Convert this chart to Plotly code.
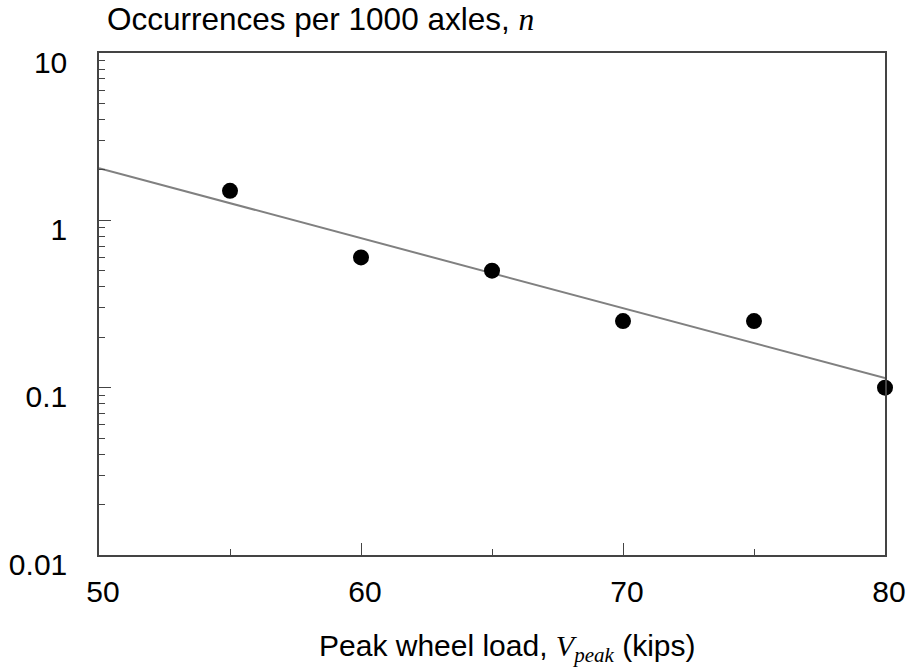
import plotly.graph_objects as go

# Data
load_kips = [55, 60, 65, 70, 75, 80]
occurrences = [1.5, 0.6, 0.5, 0.25, 0.25, 0.1]
fit_x = [50, 80]
fit_y = [2.05, 0.114]

y_tickvals = [0.01, 0.1, 1, 10]
y_ticktext = ["0.01", "0.1", "1", "10"]
x_tickvals = [50, 60, 70, 80]

FONT = "Liberation Sans, Arial, sans-serif"

fig = go.Figure()
fig.add_trace(go.Scatter(x=fit_x, y=fit_y, mode="lines",
                         line=dict(color="#808080", width=2), showlegend=False,
                         hoverinfo="skip"))
fig.add_trace(go.Scatter(x=load_kips, y=occurrences, mode="markers",
                         marker=dict(color="black", size=16), showlegend=False,
                         cliponaxis=False))

axis_col = "#444444"
fig.update_xaxes(range=[50, 80], showline=True, linecolor=axis_col, linewidth=1.5,
                 mirror=True, showgrid=False, zeroline=False,
                 ticks="inside", ticklen=12, tickcolor=axis_col, tickwidth=1,
                 tickvals=x_tickvals, ticklabelstandoff=9, ticklabelshift=4,
                 minor=dict(ticks="inside", ticklen=6, tickcolor=axis_col, dtick=5, showgrid=False),
                 tickfont=dict(family=FONT, size=30, color="black"))
fig.update_yaxes(type="log", range=[-2, 1], showline=True, linecolor=axis_col, linewidth=1.5,
                 mirror=True, showgrid=False, zeroline=False,
                 ticks="inside", ticklen=12, tickcolor=axis_col, tickwidth=1,
                 tickvals=y_tickvals, ticktext=y_ticktext, ticklabelstandoff=24,
                 ticklabelshift=9,
                 minor=dict(ticks="inside", ticklen=6, tickcolor=axis_col, dtick="D1", showgrid=False),
                 tickfont=dict(family=FONT, size=30, color="black"))

fig.add_annotation(xref="paper", yref="paper", x=0.007, y=1, xanchor="left", yanchor="middle",
                   yshift=34, showarrow=False,
                   text="Occurrences per 1000 axles, <span style='font-family:Liberation Serif'><i>n</i></span>",
                   font=dict(family=FONT, size=31.5, color="black"))
fig.add_annotation(xref="paper", yref="paper", x=0.519, y=0, xanchor="center", yanchor="middle",
                   yshift=-93, showarrow=False,
                   text="Peak wheel load, <span style='font-family:Liberation Serif'><i>V</i><sub><i>peak</i></sub></span> (kips)",
                   font=dict(family=FONT, size=30, color="black"))

fig.update_layout(width=908, height=672, margin=dict(l=99, r=23, t=53, b=117, autoexpand=False),
                  plot_bgcolor="white", paper_bgcolor="white",
                  font=dict(family=FONT, size=26, color="black"))

fig.write_html("out.html")
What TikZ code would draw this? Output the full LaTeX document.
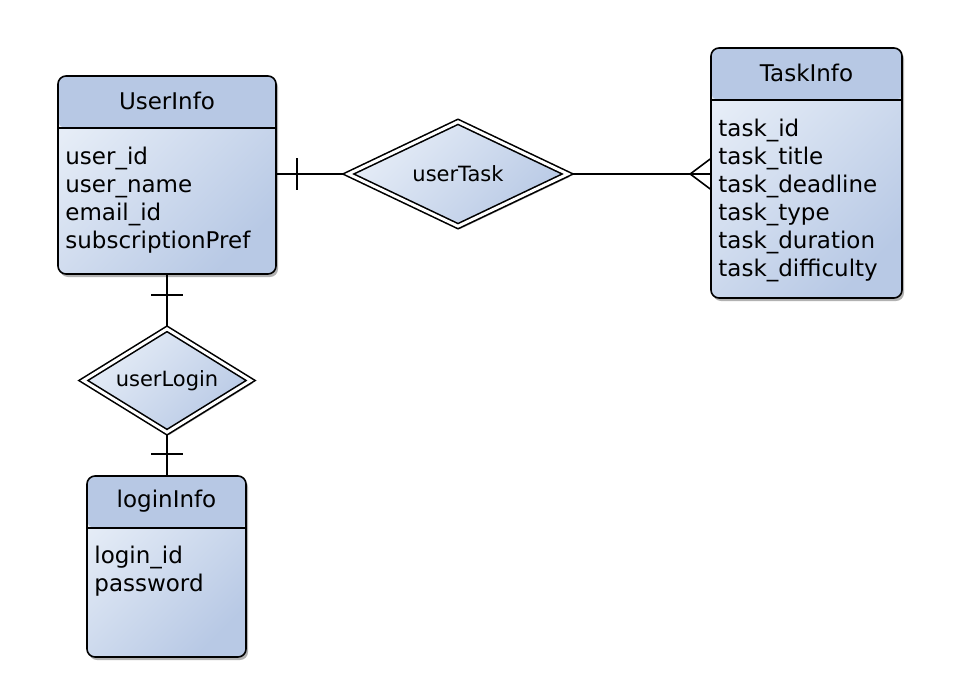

-=-=-

Without the pictures, return all the records precisely as they stand.

Convert this chart to Plotly code.
import plotly.graph_objects as go

# Data
load_kips = [55, 60, 65, 70, 75, 80]
occurrences = [1.5, 0.6, 0.5, 0.25, 0.25, 0.1]
fit_x = [50, 80]
fit_y = [2.05, 0.114]

y_tickvals = [0.01, 0.1, 1, 10]
y_ticktext = ["0.01", "0.1", "1", "10"]
x_tickvals = [50, 60, 70, 80]

FONT = "Liberation Sans, Arial, sans-serif"

fig = go.Figure()
fig.add_trace(go.Scatter(x=fit_x, y=fit_y, mode="lines",
                         line=dict(color="#808080", width=2), showlegend=False,
                         hoverinfo="skip"))
fig.add_trace(go.Scatter(x=load_kips, y=occurrences, mode="markers",
                         marker=dict(color="black", size=16), showlegend=False,
                         cliponaxis=False))

axis_col = "#444444"
fig.update_xaxes(range=[50, 80], showline=True, linecolor=axis_col, linewidth=1.5,
                 mirror=True, showgrid=False, zeroline=False,
                 ticks="inside", ticklen=12, tickcolor=axis_col, tickwidth=1,
                 tickvals=x_tickvals, ticklabelstandoff=9, ticklabelshift=4,
                 minor=dict(ticks="inside", ticklen=6, tickcolor=axis_col, dtick=5, showgrid=False),
                 tickfont=dict(family=FONT, size=30, color="black"))
fig.update_yaxes(type="log", range=[-2, 1], showline=True, linecolor=axis_col, linewidth=1.5,
                 mirror=True, showgrid=False, zeroline=False,
                 ticks="inside", ticklen=12, tickcolor=axis_col, tickwidth=1,
                 tickvals=y_tickvals, ticktext=y_ticktext, ticklabelstandoff=24,
                 ticklabelshift=9,
                 minor=dict(ticks="inside", ticklen=6, tickcolor=axis_col, dtick="D1", showgrid=False),
                 tickfont=dict(family=FONT, size=30, color="black"))

fig.add_annotation(xref="paper", yref="paper", x=0.007, y=1, xanchor="left", yanchor="middle",
                   yshift=34, showarrow=False,
                   text="Occurrences per 1000 axles, <span style='font-family:Liberation Serif'><i>n</i></span>",
                   font=dict(family=FONT, size=31.5, color="black"))
fig.add_annotation(xref="paper", yref="paper", x=0.519, y=0, xanchor="center", yanchor="middle",
                   yshift=-93, showarrow=False,
                   text="Peak wheel load, <span style='font-family:Liberation Serif'><i>V</i><sub><i>peak</i></sub></span> (kips)",
                   font=dict(family=FONT, size=30, color="black"))

fig.update_layout(width=908, height=672, margin=dict(l=99, r=23, t=53, b=117, autoexpand=False),
                  plot_bgcolor="white", paper_bgcolor="white",
                  font=dict(family=FONT, size=26, color="black"))

fig.write_html("out.html")
What TikZ code would draw this? Output the full LaTeX document.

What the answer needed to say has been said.